Una vocación es una pasión de amor; una tarea moral que procede del corazón y cabeza de cada persona que la siente como suya.
Por eso el insigne doctor Gregorio Marañón la define como: “una emoción primordial del deber, con detrimento de los posibles derechos …. la vocación es una cuestión de fe y no de técnica “. Don Gregorio la clasifica en dos tipos: “vocaciones de amor”, esas que obedecen a un llamado que no se puede acallar, que ofrecen un servicio desinteresado, normalmente sin goce material (por ejemplo, la religiosa, la del maestro, artista o poeta, etc.,) y “vocaciones de querer”, que son alentadas por un mayor o menor espíritu de servicio, con miras a incentivos materiales, prestigio social, poder, etc., que incluye todas las demás profesiones, incluyendo la médica y demás carreras sanitarias. En todas existen los parámetros reglamentarios propios a dichas ocupaciones, sujetos a las normas legales y vigentes dictadas en las disposiciones de cada profesión.
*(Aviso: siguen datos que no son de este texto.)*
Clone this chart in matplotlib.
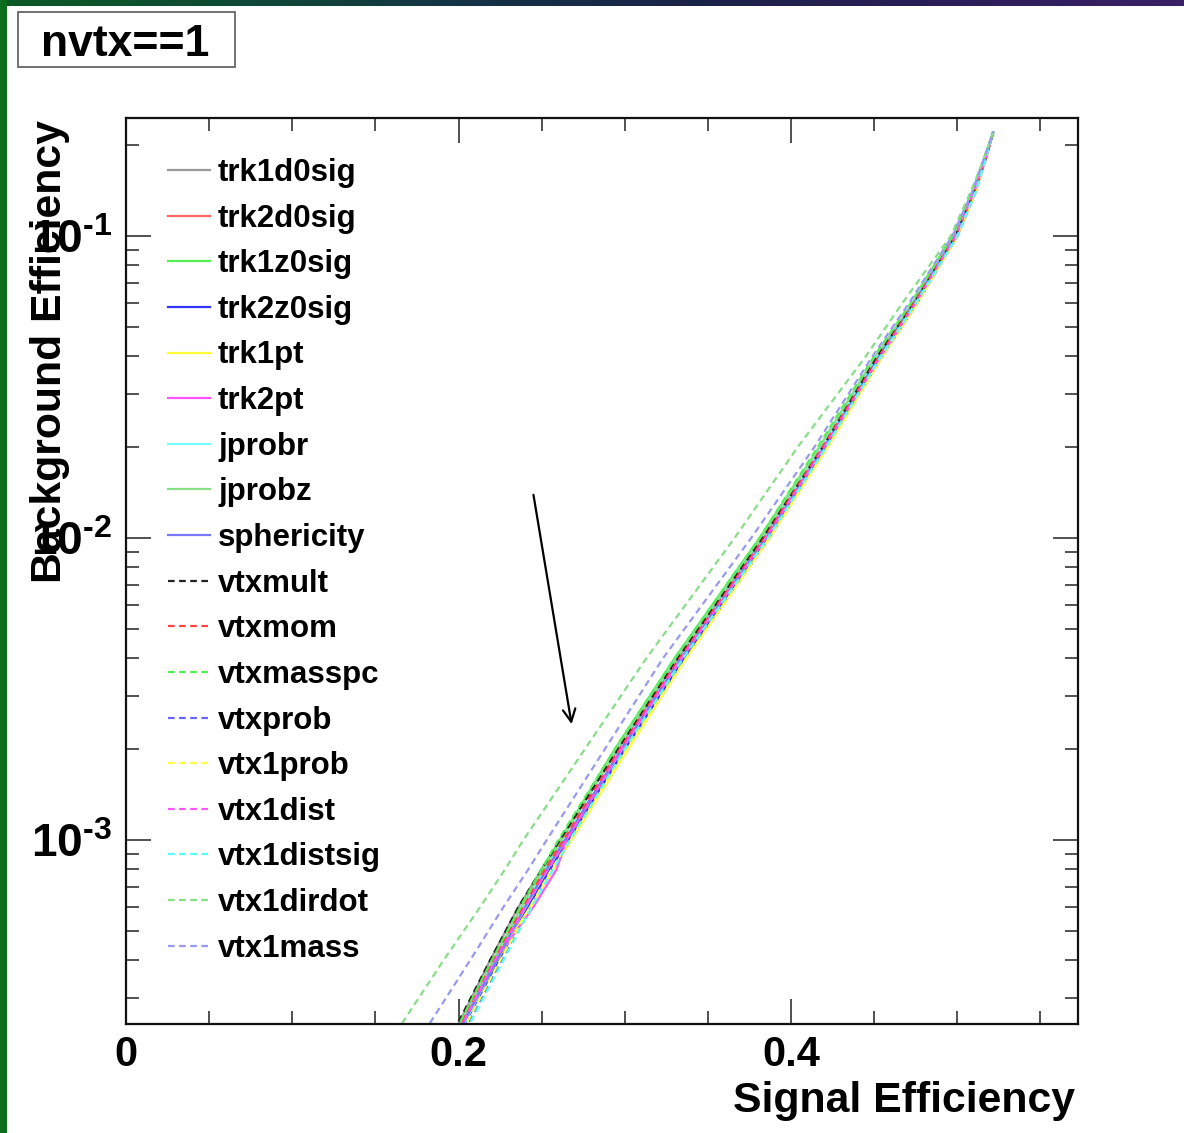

Pero también existe esa otra línea moral y ética que marca la distancia entre esas normas teóricas y la propia personalidad de cada individuo. Estos otros criterios y deberes, concretos y personales, son la instancia más profunda de la vocación de cada persona, más exhortativa y parenética que obligatoria.
Este criterio moral lo construye el individuo basado en las virtudes que su naturaleza libre y razonable considera dignas de lo que es o quiere ser. Al ser su conducta personal, ejercida naturalmente, como hábito de hacer el bien, sin exhibirla u ostentarla tal trofeo de rectitud moral o religiosa, porque es vivida por instinto y practicada sin darse cuenta, cabe la pregunta, ¿de dónde proviene este comportamiento?
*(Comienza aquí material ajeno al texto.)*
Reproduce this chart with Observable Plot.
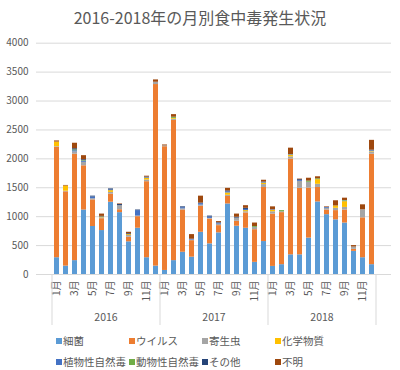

Para los creyentes, la religión es la fuente primaria de la moralidad, que la convierte en una moral heterónoma por ser un listado de deberes y mandamientos socio-religiosos, sin espacio para un criterio propio y autónomo. Siendo así, los códigos de ética socio-religiosos se convierten en discursos normativos e imperativos, valores absolutos y trascendentes, por ser dictados por una supuesta e inmutable moral divina.
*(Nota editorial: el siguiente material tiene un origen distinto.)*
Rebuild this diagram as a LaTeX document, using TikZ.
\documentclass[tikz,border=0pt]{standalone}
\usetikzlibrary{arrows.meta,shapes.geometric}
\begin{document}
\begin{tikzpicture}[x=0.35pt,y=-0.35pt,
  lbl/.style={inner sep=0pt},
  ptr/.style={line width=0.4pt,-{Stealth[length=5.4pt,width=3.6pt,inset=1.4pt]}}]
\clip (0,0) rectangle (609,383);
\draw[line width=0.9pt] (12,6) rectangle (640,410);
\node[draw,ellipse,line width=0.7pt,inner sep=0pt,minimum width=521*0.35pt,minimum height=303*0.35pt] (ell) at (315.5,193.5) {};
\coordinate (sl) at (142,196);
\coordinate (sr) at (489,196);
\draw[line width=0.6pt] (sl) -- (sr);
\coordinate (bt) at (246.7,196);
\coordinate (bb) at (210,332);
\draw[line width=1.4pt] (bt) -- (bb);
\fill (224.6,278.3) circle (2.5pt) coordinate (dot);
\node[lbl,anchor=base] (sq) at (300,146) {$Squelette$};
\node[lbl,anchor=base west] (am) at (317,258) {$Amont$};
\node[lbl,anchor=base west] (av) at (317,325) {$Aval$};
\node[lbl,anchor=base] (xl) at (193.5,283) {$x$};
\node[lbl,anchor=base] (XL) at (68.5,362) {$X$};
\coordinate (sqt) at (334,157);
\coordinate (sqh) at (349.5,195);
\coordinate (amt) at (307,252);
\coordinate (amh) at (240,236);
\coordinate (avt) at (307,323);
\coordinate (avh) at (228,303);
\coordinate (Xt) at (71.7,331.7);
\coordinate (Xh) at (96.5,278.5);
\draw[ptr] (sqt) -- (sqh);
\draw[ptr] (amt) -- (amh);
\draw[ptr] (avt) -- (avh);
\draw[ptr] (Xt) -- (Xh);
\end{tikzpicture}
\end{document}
Para los que creen en una autonomía moral y ética personal, fruto de la liberalidad y magnanimidad de cada persona, el origen de esos criterios y deberes, o sea, su conciencia vocacional (la ventana a su alma, en términos poéticos) lo encontramos en el misterio y contradicciones de su personalidad, por ser un largo proceso, una andadura personalísima en el camino de su vida.
Nada demuestra mejor la falta de esa conciencia vocacional que la conducta de nuestros diputados, con su “vocación de querer” y su “ética reglamentaria”. No es necesario citar ejemplos específicos; su comportamiento mediocre colectivo nos lo confirma a diario.
Pero como consuelo tenemos a nuestros médicos y personal sanitario, cuyos méritos también hablan por sí solos, al contar con esa heroicidad espontánea como una segunda naturaleza en tiempos de crisis. ¿Qué los diferencia? La pasión de amor, de la cual nadie está obligado, virtud excepcional para personas excepcionales que los vuelven admirables solamente por su conducta.